ITALIE – Montale - Archeologists in Montale, northern Italy have found evidence of Bronze Age industrial wool manufacturing. A peer-reviewed study, published in the Journal of Archeological Science details precisely how researchers came to this conclusion. The analyses showed that most of the animals raised in the Montale area also died there and thus were likely carefully managed by the local community. This gives further support to theories about large-scale wool production in Bronze Age Montale. One sheep, two sheep, how many sheep to make 1kg of wool? Existing historical research from the region indicates that it took a flock of ten sheep a full year to produce 3kg of wool - a simple cloth of about 12 square meters required 4kg of raw wool.
ISRAEL - Beit She’arim - About 1,800 years ago, a convert to Judaism named Yaakov died and was interred in a cave at Beit She’arim, with a hex designed to deter grave robbers that looks like it was scrawled on the limestone slab in blood. It wasn’t. It was scribbled in uneven Greek writing in scarlet paint. We know he was a convert to Judaism because the full reference to the deceased is “Yaakov HaGer” – Jacob the Proselyte. We may also surmise that he died at age 60. Beit She’arim was a Jewish town in the Lower Galilee during the Roman period, which arose in the late first century C.E. Following Jerusalem’s total destruction in 70 C.E., the town became a center of Jewish culture and learning: the Sanhedrin Jewish council moved there. Among the deceased buried in the town’s necropolis were Jewish sages, including the famed Rabbi Judah the Prince, redactor and editor of the Mishnah in the second century. Though the Beit She’arim necropolis had been studied quite extensively, the catacomb in which Yaakov HaGer had been buried had been unknown until last year, when it was found by serendipity. It turned out to be part of a complex of interconnected burial caves, archaeologists from the Israel Antiquities Authority and University of Haifa revealed on Wednesday.
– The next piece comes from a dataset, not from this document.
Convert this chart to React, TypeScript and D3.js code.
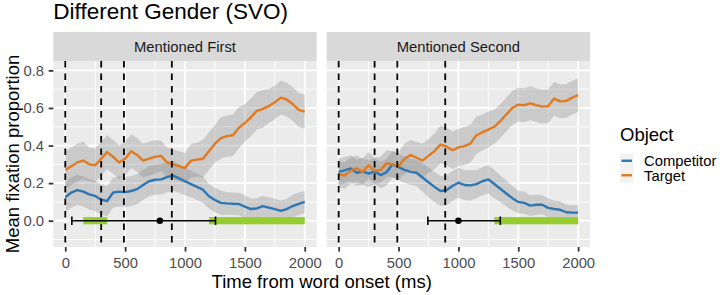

GALLES – Conwy - A pair of rare artefacts dating back around 3,400 years to the Middle Bronze Age have been declared treasure after they were uncovered in North Wales almost five years ago. The two bronze mould valves were used to cast palstaves (a kind of axe) during the Bronze Age. The moulds are about eight inches in length and feature a single midrib decoration with a side-loop. The two mould valves, which date back to 1400-1275 BCE, once formed a matching pair, the two locking together – one a positive valve with projecting tenons and the other the negative valve with matching recesses. The outer surfaces have raised rib and moulding decoration, each of a slightly differing design. The growing evidence for moulds and palstave hoard finds in this area suggests that a range of bronze palstaves with midrib decorations were made here and were then exchanged and transported over long distances at this time, to their place of use. It is likely that the nearby Great Orme Bronze Age copper mines, some of the most important prehistoric mines in Europe and in their heyday during the Middle Bronze Age, provided the local source of copper for bronzesmiths. "Tin from Cornwall was accessed, to mix with the molten copper to form these bronze artefacts. This matching pair of moulds appears to have been deliberately buried, rather than being recycled at the end of their lives, perhaps during a symbolic act of returning these powerful objects to their place of origin.”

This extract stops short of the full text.